**TASK PROMPT:** Sift the listing for lines that hold the string "What" and pull them out.

===

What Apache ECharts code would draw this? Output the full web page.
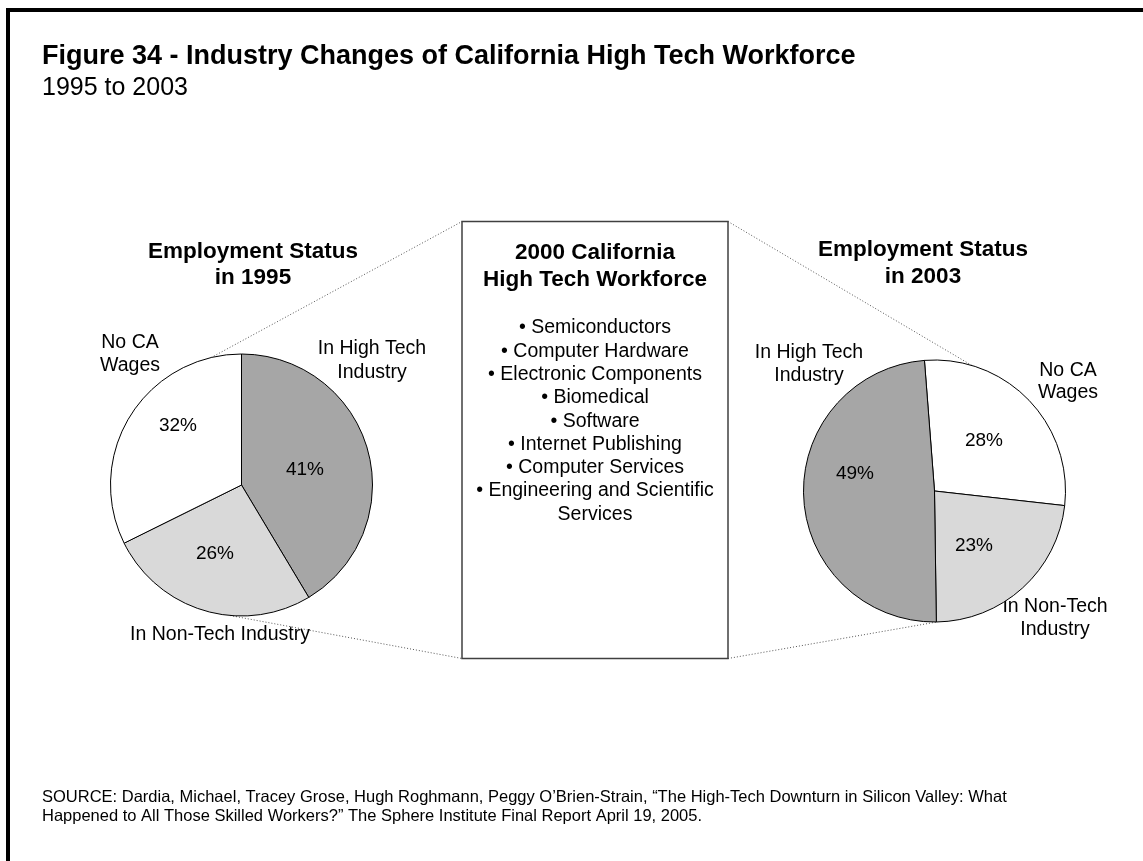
<!DOCTYPE html>
<html>
<head>
<meta charset="utf-8">
<title>Industry Changes of California High Tech Workforce</title>
<script src="https://cdn.jsdelivr.net/npm/echarts@6/dist/echarts.min.js"></script>
<style>
  html, body { margin: 0; padding: 0; background: #ffffff; }
  #chart { width: 1143px; height: 861px; }
</style>
</head>
<body>
<div id="chart"></div>
<script>
// ---- data ----
const categories1995 = ['In High Tech Industry', 'In Non-Tech Industry', 'No CA Wages'];
const values1995 = [41, 26, 32];
const categories2003 = ['No CA Wages', 'In Non-Tech Industry', 'In High Tech Industry'];
const values2003 = [28, 23, 49];
const workforceList = [
  '• Semiconductors',
  '• Computer Hardware',
  '• Electronic Components',
  '• Biomedical',
  '• Software',
  '• Internet Publishing',
  '• Computer Services',
  '• Engineering and Scientific',
  'Services'
];

// ---- styling ----
const FONT = "'Liberation Sans', Arial, sans-serif";
const sliceColor = {
  'In High Tech Industry': '#a6a6a6',
  'In Non-Tech Industry': '#d9d9d9',
  'No CA Wages': '#ffffff'
};
const pieL = { cx: 241.5, cy: 485, r: 131 };
const pieR = { cx: 934.5, cy: 491, r: 131 };

// where the percentage labels sit
const pctPosL = [[305, 470], [215, 554], [178, 426]];
const pctPosR = [[984, 441], [974, 546], [855, 474]];

// category name labels (multi-line, centred)
const nameLabels = [
  { lines: ['No CA', 'Wages'], x: 130, y: [343, 366] },
  { lines: ['In High Tech', 'Industry'], x: 372, y: [349, 373] },
  { lines: ['In Non-Tech Industry'], x: 220, y: [635] },
  { lines: ['In High Tech', 'Industry'], x: 809, y: [353, 376] },
  { lines: ['No CA', 'Wages'], x: 1068, y: [371, 393] },
  { lines: ['In Non-Tech', 'Industry'], x: 1055, y: [607, 630] }
];

const box = { x: 462, y: 221.5, w: 266, h: 437 };

function onPie(p, degFromTop) {
  const a = degFromTop * Math.PI / 180;
  return [p.cx + p.r * Math.sin(a), p.cy - p.r * Math.cos(a)];
}

function makePie(values, cats, p, startAngle, pos) {
  return {
    type: 'pie',
    center: [p.cx, p.cy],
    radius: p.r,
    startAngle: startAngle,
    clockwise: true,
    silent: true,
    animation: false,
    avoidLabelOverlap: false,
    data: values.map((v, i) => ({
      name: cats[i],
      value: v,
      itemStyle: { color: sliceColor[cats[i]] }
    })),
    itemStyle: { borderColor: '#000000', borderWidth: 1 },
    label: {
      show: true,
      position: 'inside',
      formatter: '{c}%',
      fontFamily: FONT,
      fontSize: 19,
      color: '#000000'
    },
    labelLine: { show: false },
    labelLayout: function (params) {
      const xy = pos[params.dataIndex];
      return { x: xy[0], y: xy[1], align: 'center', verticalAlign: 'middle' };
    },
    emphasis: { disabled: true }
  };
}

function txt(text, x, y, size, bold, align) {
  return {
    type: 'text',
    x: x, y: y,
    silent: true,
    style: {
      text: text,
      fill: '#000000',
      font: (bold ? 'bold ' : '') + size + 'px ' + FONT,
      textAlign: align || 'center',
      textVerticalAlign: 'middle'
    }
  };
}

function dotted(a, b) {
  return {
    type: 'line',
    silent: true,
    shape: { x1: a[0], y1: a[1], x2: b[0], y2: b[1] },
    style: { stroke: '#555555', lineWidth: 1, lineDash: [1, 2] }
  };
}

const graphics = [];
// frame
graphics.push({
  type: 'rect', silent: true,
  shape: { x: 8, y: 10, width: 2000, height: 2000 },
  style: { fill: 'none', stroke: '#000000', lineWidth: 4 }
});
// titles
graphics.push(txt('Figure 34 - Industry Changes of California High Tech Workforce', 42, 57, 27, true, 'left'));
graphics.push(txt('1995 to 2003', 42, 88, 25, false, 'left'));
graphics.push(txt('Employment Status', 253, 252, 22.5, true));
graphics.push(txt('in 1995', 253, 278, 22.5, true));
graphics.push(txt('Employment Status', 923, 250, 22.5, true));
graphics.push(txt('in 2003', 923, 277, 22.5, true));

// connector lines between the pies and the centre box
graphics.push(dotted(onPie(pieL, -13.4), [box.x, box.y]));
graphics.push(dotted(onPie(pieL, 185), [box.x, box.y + box.h]));
graphics.push(dotted([box.x + box.w, box.y], onPie(pieR, 16.6)));
graphics.push(dotted([box.x + box.w, box.y + box.h], onPie(pieR, 179)));

// centre box
graphics.push({
  type: 'rect', silent: true,
  shape: { x: box.x, y: box.y, width: box.w, height: box.h },
  style: { fill: '#ffffff', stroke: '#404040', lineWidth: 1.5 }
});
const boxCx = box.x + box.w / 2;
graphics.push(txt('2000 California', boxCx, 253, 22.5, true));
graphics.push(txt('High Tech Workforce', boxCx, 280, 22.5, true));
workforceList.forEach((t, i) => {
  graphics.push(txt(t, boxCx, 328 + i * 23.3, 19.5, false));
});

// slice names
nameLabels.forEach(l => {
  l.lines.forEach((t, i) => graphics.push(txt(t, l.x, l.y[i], 19.5, false)));
});

// source note
graphics.push(txt('SOURCE: Dardia, Michael, Tracey Grose, Hugh Roghmann, Peggy O\u2019Brien-Strain, \u201CThe High-Tech Downturn in Silicon Valley: What', 42, 797, 16.5, false, 'left'));
graphics.push(txt('Happened to All Those Skilled Workers?\u201D The Sphere Institute Final Report April 19, 2005.', 42, 816, 16.5, false, 'left'));

const chart = echarts.init(document.getElementById('chart'), null, { renderer: 'canvas' });
chart.setOption({
  backgroundColor: '#ffffff',
  animation: false,
  series: [
    makePie(values1995, categories1995, pieL, 90, pctPosL),
    makePie(values2003, categories2003, pieR, 94.4, pctPosR)
  ],
  graphic: graphics
});
</script>
</body>
</html>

===

**FINISHED TASK:**
What Apache ECharts code would draw this? Output the full web page.
graphics.push(txt('SOURCE: Dardia, Michael, Tracey Grose, Hugh Roghmann, Peggy O\u2019Brien-Strain, \u201CThe High-Tech Downturn in Silicon Valley: What', 42, 797, 16.5, false, 'left'));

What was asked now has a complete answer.